David Jeffrey has already brought us the most significant story of the Irish League season, but the final chapter of his own personal tale has yet to be written.
And the Linfield manager believes his shock announcement that he will leave the club at the end of the season, while there are still 10 league games to go, as well as the County Antrim Shield final against Crusaders, has given him the chance to make it a happy ending.
The entire football fraternity in Northern Ireland was stunned last Saturday afternoon when the Blues broke the news on their own official website that Jeffrey had informed the board of his decision to step down.
He is now on countdown to the end of his 17-year managerial career at Windsor Park.
Despite lifting 30 trophies he still has unfinished business. Winning the league title would make it a perfect 10 in his final campaign.
While everyone else's focus might be on the reasons why Jeffrey has decided to go, the timing of first the decision and secondly the announcement and who will take over from him, the man himself is thinking only about one thing – winning enough matches to make sure that he gets his hands on the Gibson Cup for one last time.
Even going head to head with Glentoran in his last Big Two derby isn't enough to sway his focus.
He will leave that to those in the Sky Sports studio ahead of tonight's live TV clash at The Oval, which comes on the same day that the Blues have placed an advertisement in this newspaper looking for Jeffrey's successor.
"I haven't even thought about this being my last Big Two match. For me it's all about going and getting the three points – that's the focus for me in every game from here on in," said Jeffrey.
"The significance of the occasion is not lost on me, it's the last time that I will manage a Linfield team at The Oval, but that is not the motivating factor.
"The simple fact is that I want to win the game."
As the news broke last Saturday lunchtime there were suggestions that the Linfield players' minds may be on other things when they ran out to face Ballinamallard United a couple of hours later.
If anything, however, it motivated them as they went out and won 6-0. That was significant for Jeffrey and he is in no doubt that the early announcement of his impending departure was the right thing to do.
"The timing of the announcement was geared towards the players," said Jeffrey.
"They don't have to face the pressure of being asked questions on the manager's future and if he will still be in a job at the end of the season .
"They can go out and play without that hanging over them."
Being focused on winning is nothing new for Jeffrey.
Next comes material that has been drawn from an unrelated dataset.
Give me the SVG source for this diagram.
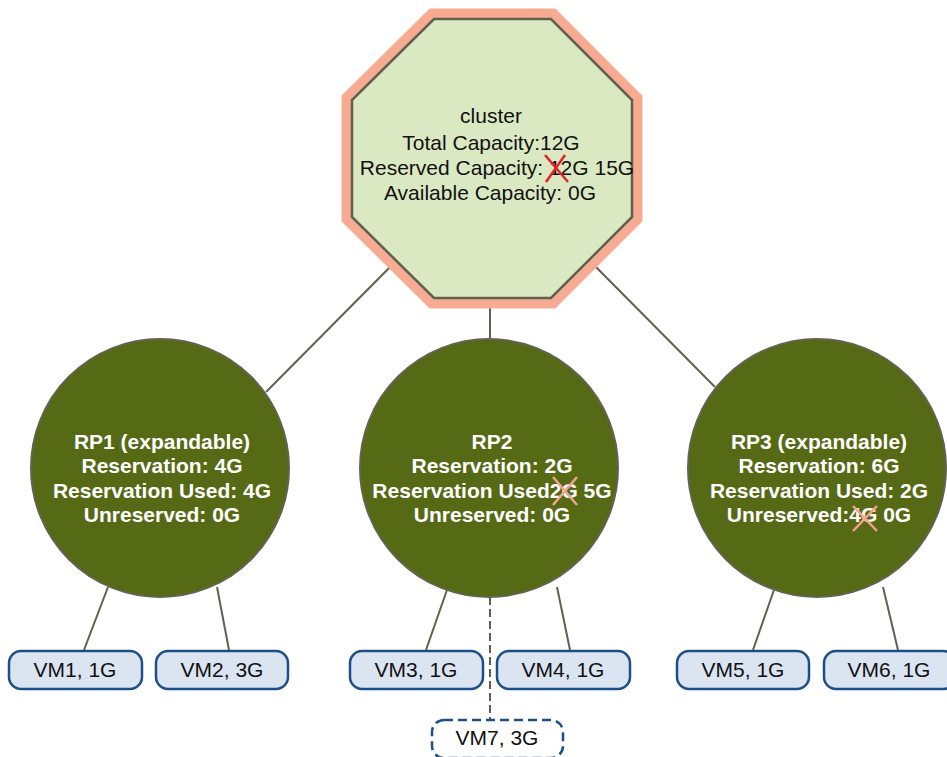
<svg xmlns="http://www.w3.org/2000/svg" width="947" height="757" viewBox="0 0 947 757">
<style>
.conn{stroke:#5f614e;stroke-width:2;fill:none}
.dash{stroke-dasharray:8 4}
.rp{fill:#566914;stroke:#62644f;stroke-width:2}
.rpt{font-family:"Liberation Sans",Arial,sans-serif;font-size:21px;font-weight:bold;fill:#fff;text-anchor:middle}
.ct{font-family:"Liberation Sans",Arial,sans-serif;font-size:21px;fill:#111;text-anchor:middle}
.vm{fill:#dbe4f1;stroke:#1c4f8a;stroke-width:2.5}
.vmd{fill:#fff;stroke:#1c4f8a;stroke-width:2.5;stroke-dasharray:9 5}
.vt{font-family:"Liberation Sans",Arial,sans-serif;font-size:21px;fill:#111;text-anchor:middle}
.xr{stroke:#e3222a;stroke-width:2.5;fill:none}
.xs{stroke:#f3a48c;stroke-width:2.5;fill:none}
</style>
<rect width="947" height="757" fill="#fff"/>
<g id="connectors">
<line class="conn" x1="396" y1="261" x2="266" y2="392"/>
<line class="conn" x1="490" y1="298" x2="490" y2="338"/>
<line class="conn" x1="590" y1="261" x2="715" y2="387"/>
<line class="conn" x1="108" y1="587" x2="84" y2="650"/>
<line class="conn" x1="217" y1="587" x2="229" y2="650"/>
<line class="conn" x1="448" y1="587" x2="426" y2="650"/>
<line class="conn" x1="557" y1="587" x2="570" y2="650"/>
<line class="conn dash" x1="490" y1="597" x2="490" y2="720"/>
<line class="conn" x1="775" y1="587" x2="753" y2="650"/>
<line class="conn" x1="883" y1="587" x2="898" y2="650"/>
</g>
<g id="cluster">
<polygon points="434,19 551,19 632,100 632,217 551,298 434,298 352,217 352,100" fill="none" stroke="#f7ab92" stroke-width="21"/>
<polygon points="434,19 551,19 632,100 632,217 551,298 434,298 352,217 352,100" fill="#dbe9c3" stroke="#5f614e" stroke-width="2.5"/>
<text class="ct" x="491" y="123">cluster</text>
<text class="ct" x="491" y="150">Total Capacity:12G</text>
<text class="ct" x="497" y="175">Reserved Capacity: 12G 15G</text>
<text class="ct" x="490" y="200">Available Capacity: 0G</text>
<path class="xr" d="M545,155 L568,182 M565,155 L546,182"/>
</g>
<g id="rp1">
<circle class="rp" cx="160" cy="468" r="129"/>
<text class="rpt" x="162" y="449">RP1 (expandable)</text>
<text class="rpt" x="162" y="473">Reservation: 4G</text>
<text class="rpt" x="162" y="498">Reservation Used: 4G</text>
<text class="rpt" x="162" y="522">Unreserved: 0G</text>
</g>
<g id="rp2">
<circle class="rp" cx="489" cy="468" r="129"/>
<text class="rpt" x="492" y="449">RP2</text>
<text class="rpt" x="492" y="473">Reservation: 2G</text>
<text class="rpt" x="492" y="498">Reservation Used2G 5G</text>
<text class="rpt" x="492" y="522">Unreserved: 0G</text>
<path class="xs" d="M553,477 L577,505 M577,477 L553,505"/>
</g>
<g id="rp3">
<circle class="rp" cx="817" cy="468" r="129"/>
<text class="rpt" x="819" y="449">RP3 (expandable)</text>
<text class="rpt" x="819" y="473">Reservation: 6G</text>
<text class="rpt" x="819" y="498">Reservation Used: 2G</text>
<text class="rpt" x="819" y="522">Unreserved:4G 0G</text>
<path class="xs" d="M853,506 L877,531 M877,506 L853,531"/>
</g>
<g id="vm1"><rect class="vm" x="9" y="651" width="133" height="38" rx="12"/><text class="vt" x="75" y="677">VM1, 1G</text></g>
<g id="vm2"><rect class="vm" x="156" y="651" width="132" height="38" rx="12"/><text class="vt" x="222" y="677">VM2, 3G</text></g>
<g id="vm3"><rect class="vm" x="350" y="651" width="133" height="38" rx="12"/><text class="vt" x="416" y="677">VM3, 1G</text></g>
<g id="vm4"><rect class="vm" x="497" y="651" width="133" height="38" rx="12"/><text class="vt" x="563" y="677">VM4, 1G</text></g>
<g id="vm7"><rect class="vmd" x="432" y="720" width="131" height="38" rx="12"/><text class="vt" x="497" y="745">VM7, 3G</text></g>
<g id="vm5"><rect class="vm" x="677" y="651" width="132" height="38" rx="12"/><text class="vt" x="743" y="677">VM5, 1G</text></g>
<g id="vm6"><rect class="vm" x="824" y="651" width="131" height="38" rx="12"/><text class="vt" x="889" y="677">VM6, 1G</text></g>
</svg>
The nature of the job, however, has always dictated that there were other things to consider along the way.
Now, with his time coming to an end soon, his mind is simply on what happens between now and the last Saturday of April, when his reign will draw to a close.
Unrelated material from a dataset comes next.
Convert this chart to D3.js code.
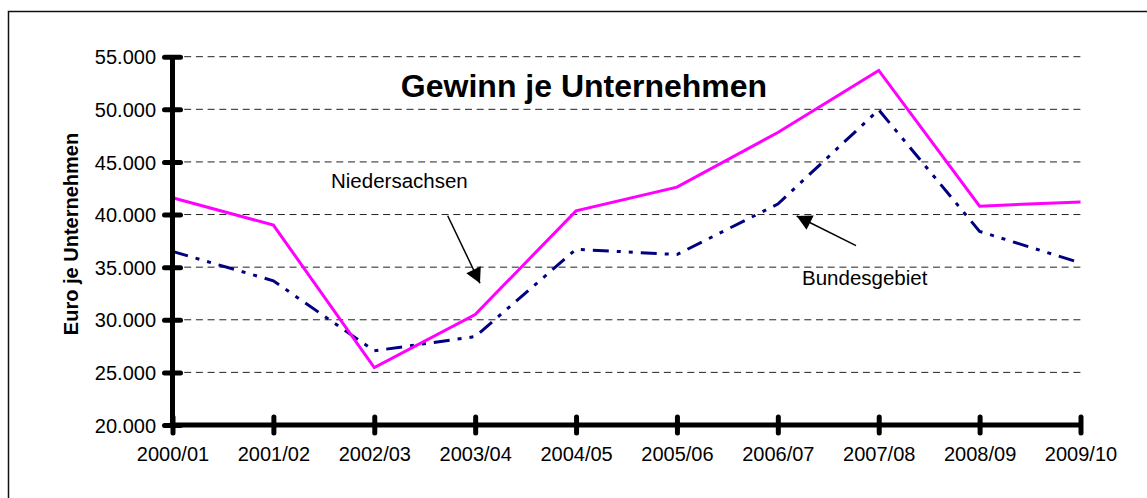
<!DOCTYPE html>
<html>
<head>
<meta charset="utf-8">
<script src="https://d3js.org/d3.v7.min.js"></script>
<style>
  body { margin: 0; background: #fff; }
  text { font-family: Arial, "Liberation Sans", sans-serif; fill: #000; }
</style>
</head>
<body>
<script>
// Werte
var years = ["2000/01", "2001/02", "2002/03", "2003/04", "2004/05",
             "2005/06", "2006/07", "2007/08", "2008/09", "2009/10"];
var niedersachsen = [41600, 39000, 25450, 30500, 40350, 42600, 47800, 53700, 40800, 41200];
var bundesgebiet  = [36500, 33700, 27050, 28400, 36700, 36200, 41000, 49950, 38400, 35400];
var yTicks = [20000, 25000, 30000, 35000, 40000, 45000, 50000, 55000];

var width = 1147, height = 498;

var svg = d3.select("body").append("svg")
    .attr("width", width)
    .attr("height", height);

// Rahmen (rechts/unten ausserhalb des Bildes)
svg.append("rect")
    .attr("x", 8.5).attr("y", 11.5)
    .attr("width", 1300).attr("height", 700)
    .attr("fill", "none")
    .attr("stroke", "#111")
    .attr("stroke-width", 1.5);

var x = d3.scalePoint().domain(years).range([172.5, 1080.5]);
var y = d3.scaleLinear().domain([20000, 55000]).range([425, 56.7]);

// deutsches Zahlenformat: 55.000
function yLabel(d) { return (d / 1000) + ".000"; }

// Gitterlinien
svg.append("g").selectAll("line")
    .data(yTicks.slice(1))
    .enter().append("line")
    .attr("x1", x(years[0])).attr("x2", x(years[years.length - 1]))
    .attr("y1", d => y(d)).attr("y2", d => y(d))
    .attr("stroke", "#222")
    .attr("stroke-width", 1)
    .attr("stroke-dasharray", "7,4.7");

// Linien
var line = d3.line()
    .x((d, i) => x(years[i]))
    .y(d => y(d));

svg.append("path")
    .datum(bundesgebiet)
    .attr("d", line)
    .attr("fill", "none")
    .attr("stroke", "#000080")
    .attr("stroke-width", 3)
    .attr("stroke-dasharray", "16,8,4,8,4,8");

svg.append("path")
    .datum(niedersachsen)
    .attr("d", line)
    .attr("fill", "none")
    .attr("stroke", "#ff00ff")
    .attr("stroke-width", 3)
    .attr("stroke-linejoin", "miter");

// Achsen
var yAxis = svg.append("g")
    .attr("transform", "translate(" + x(years[0]) + ",0)")
    .call(d3.axisLeft(y).tickValues(yTicks).tickSize(8).tickFormat(yLabel));
yAxis.select(".domain").remove();
yAxis.selectAll(".tick line")
    .attr("x1", 8).attr("x2", -8)
    .attr("stroke", "#000").attr("stroke-width", 5).attr("stroke-linecap", "round");
yAxis.selectAll(".tick text")
    .attr("x", -16.5)
    .attr("dy", "0.36em")
    .style("font-size", "20px");

var xAxis = svg.append("g")
    .attr("transform", "translate(0," + y(20000) + ")")
    .call(d3.axisBottom(x).tickSize(8));
xAxis.select(".domain").remove();
xAxis.selectAll(".tick line")
    .attr("y1", -8).attr("y2", 8)
    .attr("stroke", "#000").attr("stroke-width", 5).attr("stroke-linecap", "round");
xAxis.selectAll(".tick text")
    .attr("y", 22)
    .attr("dy", "0.71em")
    .style("font-size", "20px");

svg.append("line")
    .attr("x1", x(years[0])).attr("x2", x(years[0]))
    .attr("y1", y(55000)).attr("y2", y(20000))
    .attr("stroke", "#000").attr("stroke-width", 5);
svg.append("line")
    .attr("x1", x(years[0])).attr("x2", x(years[years.length - 1]))
    .attr("y1", y(20000)).attr("y2", y(20000))
    .attr("stroke", "#000").attr("stroke-width", 5);

// Titel
svg.append("text")
    .attr("x", 584).attr("y", 97)
    .attr("text-anchor", "middle")
    .style("font-size", "32px")
    .style("font-weight", "bold")
    .text("Gewinn je Unternehmen");

svg.append("text")
    .attr("transform", "translate(78,234) rotate(-90)")
    .attr("text-anchor", "middle")
    .style("font-size", "20px")
    .style("font-weight", "bold")
    .text("Euro je Unternehmen");

// Beschriftungen mit Pfeilen
svg.append("defs").append("marker")
    .attr("id", "head")
    .attr("markerUnits", "userSpaceOnUse")
    .attr("viewBox", "-16 -9 17 18")
    .attr("refX", 0).attr("refY", 0)
    .attr("markerWidth", 17).attr("markerHeight", 18)
    .attr("orient", "auto")
  .append("path")
    .attr("d", "M0,0L-15,-8L-15,8Z")
    .attr("fill", "#000");

svg.append("text")
    .attr("x", 331).attr("y", 188)
    .style("font-size", "20.5px")
    .text("Niedersachsen");
svg.append("line")
    .attr("x1", 447.7).attr("y1", 215.7)
    .attr("x2", 480).attr("y2", 283.3)
    .attr("stroke", "#000").attr("stroke-width", 1.5)
    .attr("marker-end", "url(#head)");

svg.append("text")
    .attr("x", 802).attr("y", 285)
    .style("font-size", "20.5px")
    .text("Bundesgebiet");
svg.append("line")
    .attr("x1", 856).attr("y1", 245.7)
    .attr("x2", 796.7).attr("y2", 216)
    .attr("stroke", "#000").attr("stroke-width", 1.5)
    .attr("marker-end", "url(#head)");
</script>
</body>
</html>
"All I have to concentrate and focus on now is preparing players and winning football matches and they can do the same," he said.
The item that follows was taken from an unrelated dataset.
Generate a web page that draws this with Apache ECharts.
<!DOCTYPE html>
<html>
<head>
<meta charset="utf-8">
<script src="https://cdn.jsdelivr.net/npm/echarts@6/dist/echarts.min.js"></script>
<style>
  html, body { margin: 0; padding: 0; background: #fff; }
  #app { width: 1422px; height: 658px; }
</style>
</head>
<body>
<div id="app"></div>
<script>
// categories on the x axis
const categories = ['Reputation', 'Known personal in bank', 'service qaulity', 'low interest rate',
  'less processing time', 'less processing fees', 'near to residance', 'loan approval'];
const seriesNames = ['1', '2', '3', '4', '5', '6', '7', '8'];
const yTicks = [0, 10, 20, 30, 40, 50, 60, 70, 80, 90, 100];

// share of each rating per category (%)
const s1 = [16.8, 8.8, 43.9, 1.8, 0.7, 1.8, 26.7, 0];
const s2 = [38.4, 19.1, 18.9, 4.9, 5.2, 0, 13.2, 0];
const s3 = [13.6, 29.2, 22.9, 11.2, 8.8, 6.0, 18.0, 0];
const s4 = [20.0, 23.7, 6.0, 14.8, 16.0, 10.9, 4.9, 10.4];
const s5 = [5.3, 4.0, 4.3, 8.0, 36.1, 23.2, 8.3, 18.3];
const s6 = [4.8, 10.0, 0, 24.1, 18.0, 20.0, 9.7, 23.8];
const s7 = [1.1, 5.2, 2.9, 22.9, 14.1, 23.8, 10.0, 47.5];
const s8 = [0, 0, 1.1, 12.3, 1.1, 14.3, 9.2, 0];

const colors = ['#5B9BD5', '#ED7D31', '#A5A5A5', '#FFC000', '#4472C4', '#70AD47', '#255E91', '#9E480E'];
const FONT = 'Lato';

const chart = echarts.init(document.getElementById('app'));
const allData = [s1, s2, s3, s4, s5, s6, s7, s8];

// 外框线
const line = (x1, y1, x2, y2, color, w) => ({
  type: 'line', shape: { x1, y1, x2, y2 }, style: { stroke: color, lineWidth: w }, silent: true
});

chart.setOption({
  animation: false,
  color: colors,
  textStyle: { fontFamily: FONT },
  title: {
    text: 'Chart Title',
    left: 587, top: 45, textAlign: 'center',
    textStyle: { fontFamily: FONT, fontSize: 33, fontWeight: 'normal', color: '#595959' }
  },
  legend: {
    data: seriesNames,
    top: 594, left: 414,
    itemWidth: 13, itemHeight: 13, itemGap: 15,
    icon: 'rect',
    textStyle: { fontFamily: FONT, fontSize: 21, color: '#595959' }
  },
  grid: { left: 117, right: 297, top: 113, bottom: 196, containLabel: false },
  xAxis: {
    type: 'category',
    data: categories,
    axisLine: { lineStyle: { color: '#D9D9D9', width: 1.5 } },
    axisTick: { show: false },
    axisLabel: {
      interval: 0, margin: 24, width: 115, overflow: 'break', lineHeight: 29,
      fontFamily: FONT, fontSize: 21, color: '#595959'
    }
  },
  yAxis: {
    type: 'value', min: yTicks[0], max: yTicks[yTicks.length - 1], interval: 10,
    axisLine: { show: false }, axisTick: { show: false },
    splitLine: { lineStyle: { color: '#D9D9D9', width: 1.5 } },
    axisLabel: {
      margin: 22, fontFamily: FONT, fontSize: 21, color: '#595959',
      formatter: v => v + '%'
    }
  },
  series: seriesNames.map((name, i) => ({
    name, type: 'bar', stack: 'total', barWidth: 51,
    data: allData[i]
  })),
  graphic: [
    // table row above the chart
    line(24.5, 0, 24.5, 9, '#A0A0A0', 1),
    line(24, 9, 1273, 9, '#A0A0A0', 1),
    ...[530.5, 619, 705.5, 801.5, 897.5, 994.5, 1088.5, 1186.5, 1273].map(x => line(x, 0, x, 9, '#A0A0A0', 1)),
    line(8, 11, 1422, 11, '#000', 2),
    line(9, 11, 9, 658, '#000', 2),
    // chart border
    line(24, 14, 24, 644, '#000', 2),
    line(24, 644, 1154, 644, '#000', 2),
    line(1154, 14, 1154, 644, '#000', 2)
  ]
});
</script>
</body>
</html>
"You are always planning and looking at some short-term, medium-term and long-term things.
"At this stage of the season, in years gone by, I would have been thinking about players we would be targeting in the summer, about the players in my own squad who were coming out of contract and had an eye on the future.
"Now my future will only last as far as the end of April, so if there is a positive way of looking at things then it is that I am fully focused on getting the best out of these players, week in and week out until then, with nothing else to worry about."
And if you think that Jeffrey's has called time early in order to take the pressure off himself in the title race, with the Blues a point behind Cliftonville with a game in hand, that is anything but the case.
"The pressure is off the players in that respect, but I still chuckle when the reaction to us losing a couple of games is that 'the pressure is now on at Linfield'," said Jeffrey.
"The people who say that are people who don't know what it's like to be at Linfield.
"From the moment I arrived at Windsor Park as a player in the summer of 1982, to when I returned as assistant manager in March 1986 and then became manager in January 1997 there has always been immense pressure – it never goes away.
"The more successful you become the more the expectation level increases. The pressure from outside sources has never been greater than the pressure that I have always put on myself to bring success to the club.
"That is now my only focus for the next 11 games."
In the criteria for the manager's job Linfield have spelt out the need for a Uefa Pro Coaching Licence, ruling out former Northern Ireland striker David Healy.
The closing date for applications is Monday March 10, with the club looking to appoint a new boss soon after.